◆ Some records
════════════════════

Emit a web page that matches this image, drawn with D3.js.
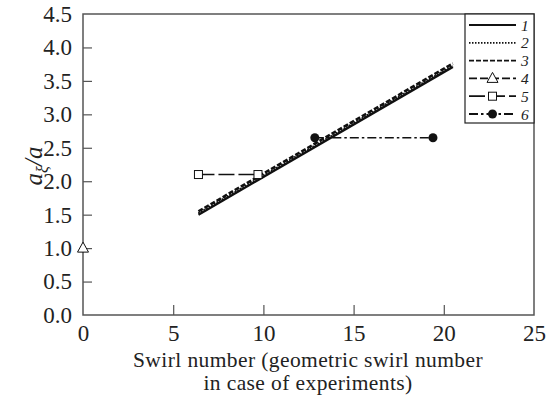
<!DOCTYPE html>
<html><head><meta charset="utf-8">
<script src="https://cdn.jsdelivr.net/npm/d3@7"></script>
<style>body{margin:0;background:#fff}svg{display:block}svg text{font-family:"Liberation Serif","Times New Roman",serif}</style>
</head><body><svg id="c" width="547" height="397"></svg>
<script>
const xTicks=[0,5,10,15,20,25];
const yTicks=[0,0.5,1,1.5,2,2.5,3,3.5,4,4.5];
const seriesNames=["1","2","3","4","5","6"];
const xTitle=["Swirl number (geometric swirl number","in case of experiments)"];
const s1=[[6.4,1.50],[20.5,3.71]];
const s2=[[6.4,1.52],[20.5,3.73]];
const s3=[[6.4,1.55],[20.5,3.76]];
const s4=[[0,1.0]];
const s5=[[6.4,2.1],[9.7,2.1]];
const s6=[[12.85,2.65],[19.4,2.65]];

const svg=d3.select("#c");
const L=83,R=534,T=14,B=315;
const x=d3.scaleLinear().domain([0,25]).range([L,R]);
const y=d3.scaleLinear().domain([0,4.5]).range([B,T]);
const axCol="#555";

svg.append("rect").attr("x",L).attr("y",T).attr("width",R-L).attr("height",B-T).attr("fill","none").attr("stroke",axCol).attr("stroke-width",1.5);

const gx=svg.append("g").attr("transform",`translate(0,${B})`).call(d3.axisBottom(x).tickValues(xTicks).tickSize(-10).tickPadding(10).tickFormat(d3.format("d")));
const gy=svg.append("g").attr("transform",`translate(${L},0)`).call(d3.axisLeft(y).tickValues(yTicks).tickSize(-9).tickPadding(11).tickFormat(d3.format(".1f")));
[gx,gy].forEach(g=>{g.attr("font-family",null);g.select(".domain").remove();g.selectAll("line").attr("stroke",axCol).attr("stroke-width",1.2);g.selectAll("text").attr("font-size",23).attr("fill","#222");});
gx.selectAll(".tick line").filter(d=>d===0||d===25).remove();
gy.selectAll(".tick line").filter(d=>d===0||d===4.5).remove();

const line=d3.line().x(d=>x(d[0])).y(d=>y(d[1]));
const styles=[
 {data:s1,dash:null,w:2.4},
 {data:s2,dash:"1.5,1.5",w:2.2},
 {data:s3,dash:"5,2",w:2.6},
 {data:s4,dash:"8,3",w:1.6},
 {data:s5,dash:"16,4",w:1.6},
 {data:s6,dash:"9,3,2.5,3",w:1.6}
];
styles.forEach(s=>{
 if(s.data.length>1) svg.append("path").attr("d",line(s.data)).attr("fill","none").attr("stroke","#111").attr("stroke-width",s.w).attr("stroke-dasharray",s.dash);
});
function tri(g,cx,cy){g.append("path").attr("d",`M${cx},${cy-6}L${cx+5.5},${cy+4}L${cx-5.5},${cy+4}Z`).attr("fill","#fff").attr("stroke","#111").attr("stroke-width",1);}
function sq(g,cx,cy){g.append("rect").attr("x",cx-4).attr("y",cy-4).attr("width",8).attr("height",8).attr("fill","#fff").attr("stroke","#111").attr("stroke-width",1);}
function circ(g,cx,cy){g.append("circle").attr("cx",cx).attr("cy",cy).attr("r",4.5).attr("fill","#111");}
s4.forEach(d=>tri(svg,x(d[0]),y(d[1])));
s5.forEach(d=>sq(svg,x(d[0]),y(d[1])));
s6.forEach(d=>circ(svg,x(d[0]),y(d[1])));

const lg=svg.append("g");
lg.append("rect").attr("x",465).attr("y",T).attr("width",R-465).attr("height",109).attr("fill","#fff").attr("stroke","#222").attr("stroke-width",1.2);
const markers=[null,null,null,tri,sq,circ];
seriesNames.forEach((n,i)=>{
 const yy=25+i*17.8;
 lg.append("line").attr("x1",469).attr("x2",516).attr("y1",yy).attr("y2",yy).attr("stroke","#111").attr("stroke-width",1.8).attr("stroke-dasharray",styles[i].dash);
 if(markers[i]) markers[i](lg,492.5,yy);
 lg.append("text").attr("x",521).attr("y",yy+5.5).attr("font-size",15.5).attr("font-style","italic").attr("fill","#222").text(n);
});

xTitle.forEach((t,i)=>{
 svg.append("text").attr("x",308).attr("y",367+i*23).attr("text-anchor","middle").attr("font-size",21.5).attr("letter-spacing",0.4).attr("fill","#222").text(t);
});
const yt=svg.append("text").attr("transform","translate(42,166) rotate(-90)").attr("text-anchor","middle").attr("font-size",25).attr("font-style","italic").attr("fill","#222");
yt.append("tspan").text("a");
yt.append("tspan").attr("font-size",16).attr("dy",6).text("ξ");
yt.append("tspan").attr("dy",-6).text("/a");
</script></body></html>
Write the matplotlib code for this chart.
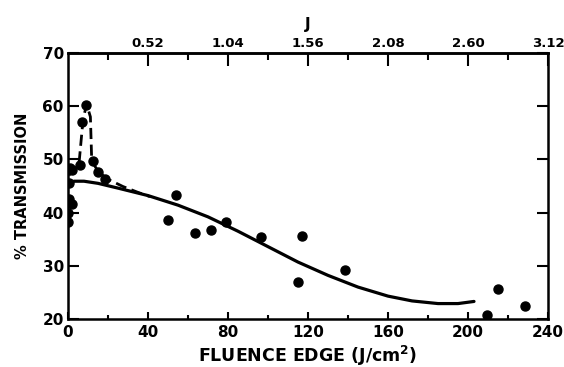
import matplotlib
matplotlib.use("Agg")
import matplotlib.pyplot as plt
from matplotlib.ticker import MultipleLocator, FixedLocator

# Measured data points (fluence J/cm^2, % transmission)
pts_x = [0.0, 0.2, 0.3, 0.5, 1.0, 1.8, 1.8, 6.0, 6.8, 9.0, 12.7, 14.8, 18.5,
         50.2, 53.8, 63.5, 71.3, 78.8, 96.5, 115.2, 117.2, 138.5, 209.7, 214.8, 228.5]
pts_y = [38.3, 40.0, 42.5, 45.6, 48.4, 41.6, 48.0, 49.0, 57.1, 60.3, 49.7, 47.6, 46.3,
         38.7, 43.3, 36.2, 36.7, 38.2, 35.5, 26.9, 35.6, 29.2, 20.8, 25.6, 22.4]

# Solid fitted curve
fit_x = [1.0, 3, 8, 15, 25, 40, 55, 70, 85, 100, 115, 130, 145, 160, 172, 185, 195, 203]
fit_y = [45.4, 45.9, 45.9, 45.5, 44.6, 43.2, 41.4, 39.2, 36.5, 33.6, 30.7, 28.2, 26.0, 24.3, 23.4, 22.9, 22.9, 23.3]

# Dashed curve through low-fluence points
dash_x = [0.5, 3, 5.5, 7.5, 9.3, 11.2, 11.8, 13, 15, 19.3, 27.5, 35, 41]
dash_y = [47.0, 48.2, 49.2, 57.4, 60.4, 58.0, 50.5, 49.0, 47.8, 46.4, 44.9, 43.8, 43.0]

x_ticks = [0, 40, 80, 120, 160, 200, 240]
y_ticks = [20, 30, 40, 50, 60, 70]
top_ticks = [0.52, 1.04, 1.56, 2.08, 2.60, 3.12]
top_labels = ["0.52", "1.04", "1.56", "2.08", "2.60", "3.12"]

J_PER_FLUENCE = 3.12 / 240.0

plt.rcParams['font.family'] = ['DejaVu Sans']
plt.rcParams['font.weight'] = 'bold'
plt.rcParams['mathtext.default'] = 'bf'

fig = plt.figure(figsize=(5.64, 3.67), dpi=100)
ax = fig.add_axes([68/564, 1-319/367, 480/564, 266/367])

ax.plot(fit_x, fit_y, color='black', lw=2.3, solid_capstyle='round', zorder=2)
ax.plot(dash_x, dash_y, color='black', lw=2.0, linestyle=(0, (4.0, 2.0)), zorder=2)
ax.plot(pts_x, pts_y, 'o', color='black', markersize=6.5, zorder=3)

ax.set_xlim(0, 240)
ax.set_ylim(20, 70)

ax.xaxis.set_major_locator(FixedLocator(x_ticks))
ax.xaxis.set_minor_locator(MultipleLocator(20))
ax.yaxis.set_major_locator(FixedLocator(y_ticks))

for s in ax.spines.values():
    s.set_linewidth(1.8)

ax.tick_params(axis='x', which='major', direction='in', length=5, width=1.5,
               labelsize=11, pad=4, bottom=True, top=False)
ax.tick_params(axis='x', which='minor', direction='in', length=3, width=1.5,
               bottom=True, top=False)
ax.tick_params(axis='y', which='major', direction='in', length=8, width=1.5,
               labelsize=11, pad=3, left=True, right=True)

ax.set_xlabel("FLUENCE EDGE (J/cm$^{2}$)", fontsize=12.5, fontweight='bold', labelpad=3)
ax.set_ylabel("% TRANSMISSION", fontsize=10.5, fontweight='bold', labelpad=9)

sec = ax.secondary_xaxis('top', functions=(lambda x: x * J_PER_FLUENCE,
                                            lambda j: j / J_PER_FLUENCE))
sec.xaxis.set_major_locator(FixedLocator(top_ticks))
sec.xaxis.set_minor_locator(FixedLocator([0.26, 0.78, 1.30, 1.82, 2.34, 2.86]))
sec.set_xticklabels(top_labels)
sec.tick_params(axis='x', which='major', direction='in', length=9, width=1.5,
                labelsize=9.5, pad=2)
sec.tick_params(axis='x', which='minor', direction='in', length=5, width=1.5)
sec.spines['top'].set_linewidth(1.8)
sec.set_xlabel("J", fontsize=11, fontweight='bold', labelpad=6)

fig.savefig("out.png", dpi=100)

════════════════════

◆ Exercise prompt
Print the line above containing "Write the matplotlib code for this chart.", the line containing "22.9, 22.9, 23.3]", and everything between them, exactly as written. Pictures stay out.

◆ Answer in full
Write the matplotlib code for this chart.
import matplotlib
matplotlib.use("Agg")
import matplotlib.pyplot as plt
from matplotlib.ticker import MultipleLocator, FixedLocator

# Measured data points (fluence J/cm^2, % transmission)
pts_x = [0.0, 0.2, 0.3, 0.5, 1.0, 1.8, 1.8, 6.0, 6.8, 9.0, 12.7, 14.8, 18.5,
         50.2, 53.8, 63.5, 71.3, 78.8, 96.5, 115.2, 117.2, 138.5, 209.7, 214.8, 228.5]
pts_y = [38.3, 40.0, 42.5, 45.6, 48.4, 41.6, 48.0, 49.0, 57.1, 60.3, 49.7, 47.6, 46.3,
         38.7, 43.3, 36.2, 36.7, 38.2, 35.5, 26.9, 35.6, 29.2, 20.8, 25.6, 22.4]

# Solid fitted curve
fit_x = [1.0, 3, 8, 15, 25, 40, 55, 70, 85, 100, 115, 130, 145, 160, 172, 185, 195, 203]
fit_y = [45.4, 45.9, 45.9, 45.5, 44.6, 43.2, 41.4, 39.2, 36.5, 33.6, 30.7, 28.2, 26.0, 24.3, 23.4, 22.9, 22.9, 23.3]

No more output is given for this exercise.